The committee says it has evidence from documents drawn up by the Ministry of Oil under Saddam Hussein and interviews with "high-ranking Hussein regime officials". The oil-for-food programme was a $60bn (£32bn) scheme set up in 1996 which was supposed to allow Iraq to buy food, medicine and other humanitarian supplies with the proceeds of regulated oil sales, without breaking the sanctions imposed on it after its 1990 invasion of Kuwait.
The programme aimed to relieve the suffering of Iraqis under the sanctions and was formally ended in 2003 after the US-led invasion of Iraq.

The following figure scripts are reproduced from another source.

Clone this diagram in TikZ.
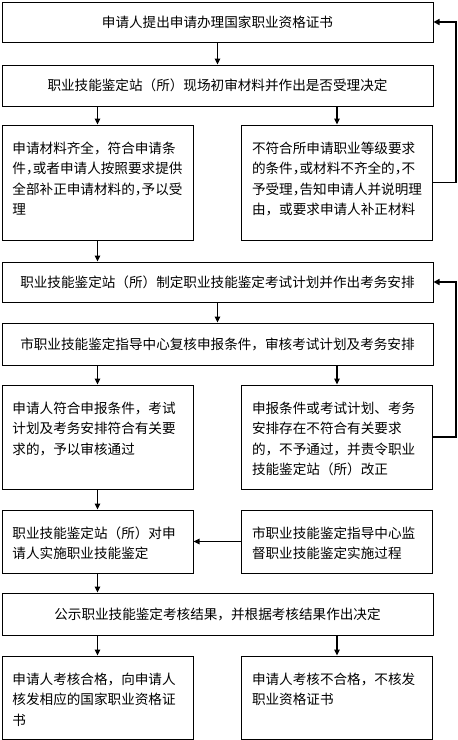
\documentclass[tikz,border=0pt]{standalone}
\usepackage{fontspec}
\setmainfont{Noto Sans CJK SC}
\usetikzlibrary{arrows.meta}
\newcommand{\hc}{\makebox[0.5em][l]{，}}

\begin{document}
\begin{tikzpicture}[x=1pt,y=-1pt,
  font=\fontsize{13.6pt}{20.5pt}\selectfont,
  box/.style={draw, line width=1pt, inner sep=0pt, minimum width=431pt, minimum height=#1, align=center},
  textbox/.style={draw, line width=1pt, inner xsep=10.5pt, inner ysep=0pt, text width=170pt, align=left, text height=28pt, text depth=#1},
  arr/.style={line width=1.3pt, -{Triangle[width=5.5pt,length=6pt]}},
  back/.style={line width=1.8pt, -{Triangle[width=6pt,length=6pt]}}]
\useasboundingbox (0,0) rectangle (458,740);

% application and first check
\node[box=40pt] (apply) at (217.5,22) {申请人提出申请办理国家职业资格证书};
\node[box=41pt] (firstcheck) at (217.5,85.5) {职业技能鉴定站（所）现场初审材料并作出是否受理决定};
\node[textbox=87pt] (accept) at (97.5,182.5) {申请材料齐全，符合申请条\\件\hc 或者申请人按照要求提供\\全部补正申请材料的\hc 予以受\\理};
\node[textbox=87pt] (reject) at (337,182.5) {不符合所申请职业等级要求\\的条件\hc 或材料不齐全的\hc 不\\予受理\hc 告知申请人并说明理\\由，或要求申请人补正材料};

% plan and review
\node[box=40pt] (plan) at (217.5,282) {职业技能鉴定站（所）制定职业技能鉴定考试计划并作出考务安排};
\node[box=42pt] (review) at (217.5,344) {市职业技能鉴定指导中心复核申报条件，审核考试计划及考务安排};
\node[textbox=76pt] (pass) at (97.5,437) {申请人符合申报条件，考试\\计划及考务安排符合有关要\\求的，予以审核通过};
\node[textbox=76pt] (refuse) at (337,437) {申报条件或考试计划、考务\\安排存在不符合有关要求\\的，不予通过，并责令职业\\技能鉴定站（所）改正};

% exam and result
\node[textbox=35pt] (exam) at (97.5,541.5) {职业技能鉴定站（所）对申\\请人实施职业技能鉴定};
\node[textbox=35pt] (supervise) at (337,541.5) {市职业技能鉴定指导中心监\\督职业技能鉴定实施过程};
\node[box=42pt] (publish) at (217.5,614) {公示职业技能鉴定考核结果，并根据考核结果作出决定};
\node[textbox=55pt] (cert) at (97.5,697.5) {申请人考核合格，向申请人\\核发相应的国家职业资格证\\书};
\node[textbox=55pt] (nocert) at (337,697.5) {申请人考核不合格，不核发\\职业资格证书};

% arrows
\draw[arr] (apply) -- (firstcheck);
\draw[arr] (firstcheck.south -| accept.north) -- (accept.north);
\draw[arr] (firstcheck.south -| reject.north) -- (reject.north);
\draw[arr] (accept.south) -- (accept.south |- plan.north);
\draw[arr] (plan) -- (review);
\draw[arr] (review.south -| pass.north) -- (pass.north);
\draw[arr] (review.south -| refuse.north) -- (refuse.north);
\draw[arr] (pass) -- (exam);
\draw[arr] (supervise) -- (exam);
\draw[arr] (exam.south) -- (exam.south |- publish.north);
\draw[arr] (publish.south -| cert.north) -- (cert.north);
\draw[arr] (publish.south -| nocert.north) -- (nocert.north);
\draw[back] (reject.east) -- ++(23,0) |- (apply.east);
\draw[back] (refuse.east) -- ++(23,0) |- (plan.east);

\end{tikzpicture}
\end{document}
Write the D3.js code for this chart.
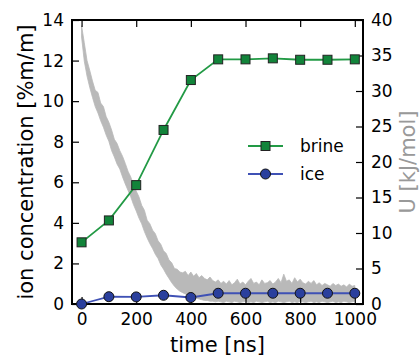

The scandal over the way the programme was conducted emerged in early 2004, after an Iraqi newspaper published a list of about 270 people including UN officials, politicians and companies it alleged may have profited from the illicit sale of Iraqi oil.
Libel suit
US Senate investigators latter found that Saddam Hussein's regime made $17.3bn from abuses.
About $13.6bn allegedly came from selling oil to neighbour states keen to breach the sanctions.
The programme has already been the subject of several corruption investigations.
UN Secretary General Kofi Annan has been criticised over his son's work with the programme, but he himself, in an interim report by a UN committee issued in March, was cleared of wrongdoing.
Mr Galloway won a libel suit against London's Daily Telegraph newspaper over an article relating to his alleged role in the oil for food programme.
The Senate report said the documents it used to make the allegations "have no relation" to those discussed in the Daily Telegraph piece.
For his part, Mr Galloway said: "These are the same false allegations which are still the subject of a libel action with the Daily Telegraph - so far I'm £1.6m up".